§ TASK DESCRIPTION: Take the lines from the head of the listing through the one bearing "width=1, direction='out', pad=11)" and copy them exactly, leaving every picture out.

§ SUPPLIED RECORDS:
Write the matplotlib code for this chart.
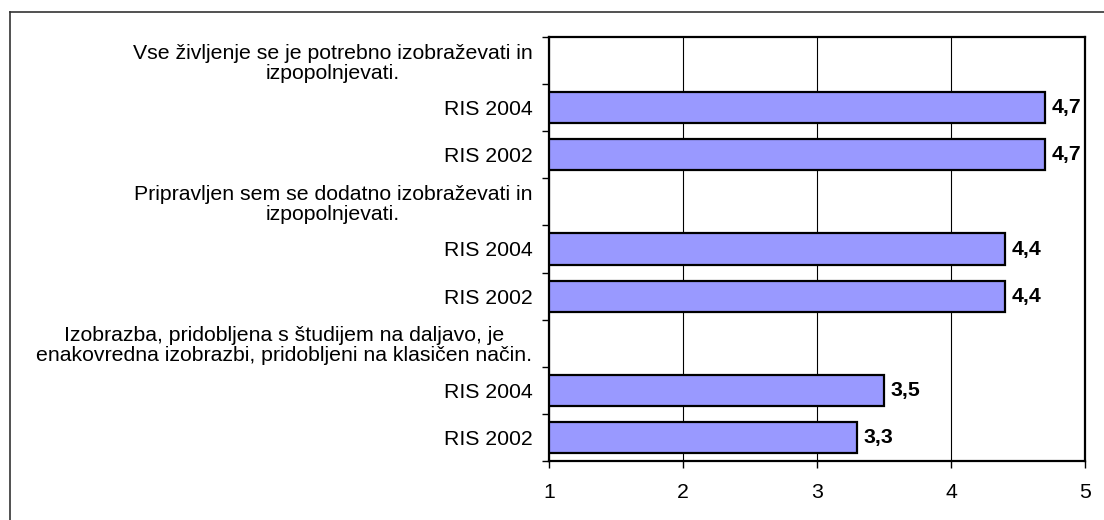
import matplotlib
matplotlib.use('Agg')
import matplotlib.pyplot as plt
from matplotlib.lines import Line2D
import numpy as np

# rows top to bottom; header rows carry no value
row_labels = [
    'Vse življenje se je potrebno izobraževati in\nizpopolnjevati.',
    'RIS 2004',
    'RIS 2002',
    'Pripravljen sem se dodatno izobraževati in\nizpopolnjevati.',
    'RIS 2004',
    'RIS 2002',
    'Izobrazba, pridobljena s študijem na daljavo, je\nenakovredna izobrazbi, pridobljeni na klasičen način.',
    'RIS 2004',
    'RIS 2002',
]
values = [np.nan, 4.7, 4.7, np.nan, 4.4, 4.4, np.nan, 3.5, 3.3]
x_ticks = [1, 2, 3, 4, 5]

plt.rcParams['font.family'] = ['Liberation Sans', 'DejaVu Sans']
FS = 15.3

fig = plt.figure(figsize=(11.04, 5.2), dpi=100)
ax = fig.add_axes([549 / 1104, 1 - 461 / 520, (1085 - 549) / 1104, (461 - 37) / 520])

pos = np.arange(len(row_labels))
vals = np.array(values)
ok = ~np.isnan(vals)
ax.barh(pos[ok], vals[ok] - 1, left=1, height=0.66, color='#9999FF',
        edgecolor='black', linewidth=1.6, zorder=3)

for p, v in zip(pos[ok], vals[ok]):
    ax.text(v + 0.05, p, f'{v:.1f}'.replace('.', ','), ha='left', va='center',
            fontsize=FS, fontweight='bold', zorder=4)

ax.set_xlim(1, 5)
ax.set_ylim(len(row_labels) - 0.5, -0.5)
ax.set_xticks(x_ticks)
ax.set_xticklabels([str(t) for t in x_ticks], fontsize=FS)
ax.xaxis.grid(True, color='black', linewidth=0.8, zorder=1)

ax.set_yticks(pos)
ax.set_yticklabels(row_labels, fontsize=FS, multialignment='center', linespacing=1.08)
ax.set_yticks(np.arange(len(row_labels) + 1) - 0.5, minor=True)
ax.tick_params(axis='y', which='major', length=0, pad=12)
ax.tick_params(axis='y', which='minor', length=5, width=1, direction='out')
ax.tick_params(axis='x', which='major', length=5, width=1, direction='out', pad=11)

for s in ax.spines.values():
    s.set_linewidth(1.6)
    s.set_color('black')

# outer chart frame (only left and top are visible in the crop)
fig.add_artist(Line2D([10 / 1104, 10 / 1104], [0, 1 - 11.5 / 520],
                      transform=fig.transFigure, color='#333333', linewidth=1.2))
fig.add_artist(Line2D([10 / 1104, 1], [1 - 11.5 / 520, 1 - 11.5 / 520],
                      transform=fig.transFigure, color='#333333', linewidth=1.2))

fig.savefig('out.png', dpi=100, facecolor='white')
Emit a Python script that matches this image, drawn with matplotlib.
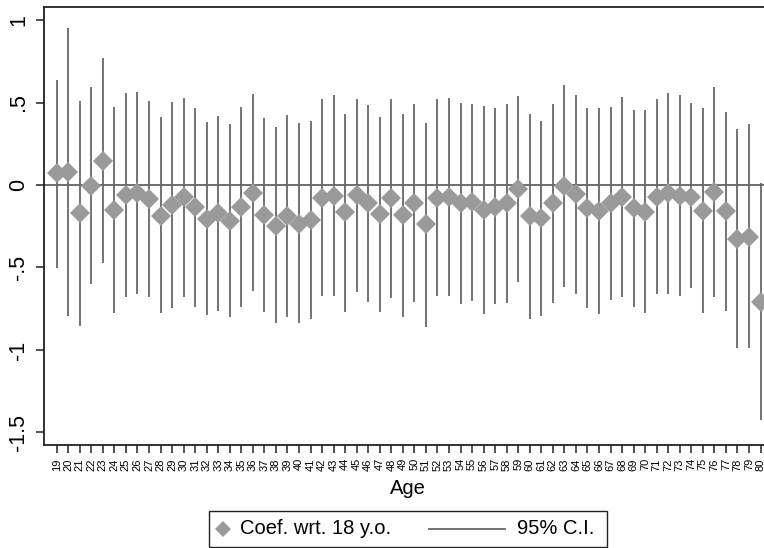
import matplotlib
matplotlib.use("Agg")
import matplotlib.pyplot as plt
from matplotlib.lines import Line2D
from matplotlib.patches import Rectangle
import numpy as np

plt.rcParams['font.family'] = ['Liberation Sans', 'DejaVu Sans']

ages = list(range(19, 81))
coef = [0.071, 0.081, -0.172, -0.004, 0.145, -0.152, -0.061, -0.046, -0.087, -0.186,
        -0.121, -0.075, -0.135, -0.206, -0.168, -0.218, -0.135, -0.046, -0.182, -0.246,
        -0.188, -0.236, -0.212, -0.081, -0.065, -0.166, -0.061, -0.107, -0.178, -0.081,
        -0.182, -0.107, -0.238, -0.077, -0.071, -0.111, -0.105, -0.152, -0.131, -0.111,
        -0.024, -0.188, -0.202, -0.111, -0.004, -0.055, -0.141, -0.158, -0.111, -0.071,
        -0.141, -0.166, -0.071, -0.051, -0.067, -0.071, -0.156, -0.044, -0.158, -0.329,
        -0.313, -0.707]
ci_hi = [0.636, 0.953, 0.511, 0.592, 0.768, 0.475, 0.560, 0.564, 0.509, 0.410,
         0.505, 0.525, 0.465, 0.380, 0.420, 0.368, 0.471, 0.550, 0.408, 0.354,
         0.424, 0.374, 0.390, 0.519, 0.545, 0.430, 0.523, 0.487, 0.414, 0.519,
         0.428, 0.489, 0.374, 0.519, 0.529, 0.495, 0.493, 0.481, 0.465, 0.489,
         0.541, 0.430, 0.386, 0.489, 0.604, 0.545, 0.465, 0.469, 0.471, 0.531,
         0.455, 0.455, 0.521, 0.556, 0.543, 0.495, 0.469, 0.592, 0.444, 0.337,
         0.370, 0.014]
ci_lo = [-0.505, -0.794, -0.853, -0.602, -0.475, -0.778, -0.677, -0.663, -0.677, -0.778,
         -0.747, -0.677, -0.737, -0.788, -0.762, -0.798, -0.737, -0.642, -0.768, -0.834,
         -0.802, -0.834, -0.812, -0.673, -0.673, -0.772, -0.650, -0.707, -0.772, -0.683,
         -0.798, -0.707, -0.859, -0.673, -0.673, -0.721, -0.703, -0.782, -0.723, -0.713,
         -0.590, -0.812, -0.794, -0.713, -0.620, -0.663, -0.747, -0.782, -0.697, -0.677,
         -0.737, -0.778, -0.663, -0.663, -0.673, -0.626, -0.778, -0.681, -0.762, -0.990,
         -0.990, -1.424]
ytick_vals = [1, 0.5, 0, -0.5, -1, -1.5]
ytick_labels = ["1", ".5", "0", "-.5", "-1", "-1.5"]
legend_labels = ['Coef. wrt. 18 y.o.', '95% C.I.']

W, H = 764, 548
fig = plt.figure(figsize=(W / 100, H / 100), dpi=100)
ax = fig.add_axes([44 / W, 1 - 445 / H, 1 - 44 / W, (445 - 7) / H])

line_col = '#686868'
mk_col = '#9a9a9a'
axis_col = '#222222'

ax.axhline(0, color='#555555', lw=1.2, zorder=1)
ax.vlines(ages, ci_lo, ci_hi, color=line_col, lw=1.3, zorder=2)
ax.plot(ages, coef, linestyle='none', marker='D', markersize=10,
        color=mk_col, markeredgewidth=0, zorder=3)

ax.set_xlim(17.9, 80.3)
ax.set_ylim(-1.576, 1.079)
ax.set_yticks(ytick_vals)
ax.set_yticklabels(ytick_labels, rotation=90, va='center', fontsize=15.5)
ax.set_xticks(ages)
ax.set_xticklabels([str(a) for a in ages], rotation=90, fontsize=8)
ax.tick_params(axis='both', length=5.5, width=1.1, color=axis_col)
ax.tick_params(axis='y', pad=5)
ax.tick_params(axis='x', pad=4)
for s in ['left', 'bottom', 'top']:
    ax.spines[s].set_linewidth(1.3)
    ax.spines[s].set_color(axis_col)
ax.spines['right'].set_visible(False)

fig.text(408 / W, 1 - 489 / H, 'Age', fontsize=14.5, ha='center', va='center')

# legend (drawn in figure pixel coordinates)
def fx(px):
    return px / W

def fy(py):
    return 1 - py / H

fig.patches.append(Rectangle((fx(209), fy(547)), fx(607) - fx(209), fy(511) - fy(547),
                             transform=fig.transFigure, fill=False,
                             edgecolor=axis_col, lw=1.0))
fig.lines.append(Line2D([fx(223)], [fy(529)], transform=fig.transFigure,
                        linestyle='none', marker='D', markersize=8.5,
                        color=mk_col, markeredgewidth=0))
fig.text(fx(240), fy(529), legend_labels[0], fontsize=14.5, ha='left', va='center')
fig.lines.append(Line2D([fx(429), fx(505)], [fy(529), fy(529)],
                        transform=fig.transFigure, color=line_col, lw=1.3))
fig.text(fx(517), fy(529), legend_labels[1], fontsize=14.5, ha='left', va='center')

fig.savefig('out.png', dpi=100)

§ WRITTEN REPLY:
Write the matplotlib code for this chart.
import matplotlib
matplotlib.use('Agg')
import matplotlib.pyplot as plt
from matplotlib.lines import Line2D
import numpy as np

# rows top to bottom; header rows carry no value
row_labels = [
    'Vse življenje se je potrebno izobraževati in\nizpopolnjevati.',
    'RIS 2004',
    'RIS 2002',
    'Pripravljen sem se dodatno izobraževati in\nizpopolnjevati.',
    'RIS 2004',
    'RIS 2002',
    'Izobrazba, pridobljena s študijem na daljavo, je\nenakovredna izobrazbi, pridobljeni na klasičen način.',
    'RIS 2004',
    'RIS 2002',
]
values = [np.nan, 4.7, 4.7, np.nan, 4.4, 4.4, np.nan, 3.5, 3.3]
x_ticks = [1, 2, 3, 4, 5]

plt.rcParams['font.family'] = ['Liberation Sans', 'DejaVu Sans']
FS = 15.3

fig = plt.figure(figsize=(11.04, 5.2), dpi=100)
ax = fig.add_axes([549 / 1104, 1 - 461 / 520, (1085 - 549) / 1104, (461 - 37) / 520])

pos = np.arange(len(row_labels))
vals = np.array(values)
ok = ~np.isnan(vals)
ax.barh(pos[ok], vals[ok] - 1, left=1, height=0.66, color='#9999FF',
        edgecolor='black', linewidth=1.6, zorder=3)

for p, v in zip(pos[ok], vals[ok]):
    ax.text(v + 0.05, p, f'{v:.1f}'.replace('.', ','), ha='left', va='center',
            fontsize=FS, fontweight='bold', zorder=4)

ax.set_xlim(1, 5)
ax.set_ylim(len(row_labels) - 0.5, -0.5)
ax.set_xticks(x_ticks)
ax.set_xticklabels([str(t) for t in x_ticks], fontsize=FS)
ax.xaxis.grid(True, color='black', linewidth=0.8, zorder=1)

ax.set_yticks(pos)
ax.set_yticklabels(row_labels, fontsize=FS, multialignment='center', linespacing=1.08)
ax.set_yticks(np.arange(len(row_labels) + 1) - 0.5, minor=True)
ax.tick_params(axis='y', which='major', length=0, pad=12)
ax.tick_params(axis='y', which='minor', length=5, width=1, direction='out')
ax.tick_params(axis='x', which='major', length=5, width=1, direction='out', pad=11)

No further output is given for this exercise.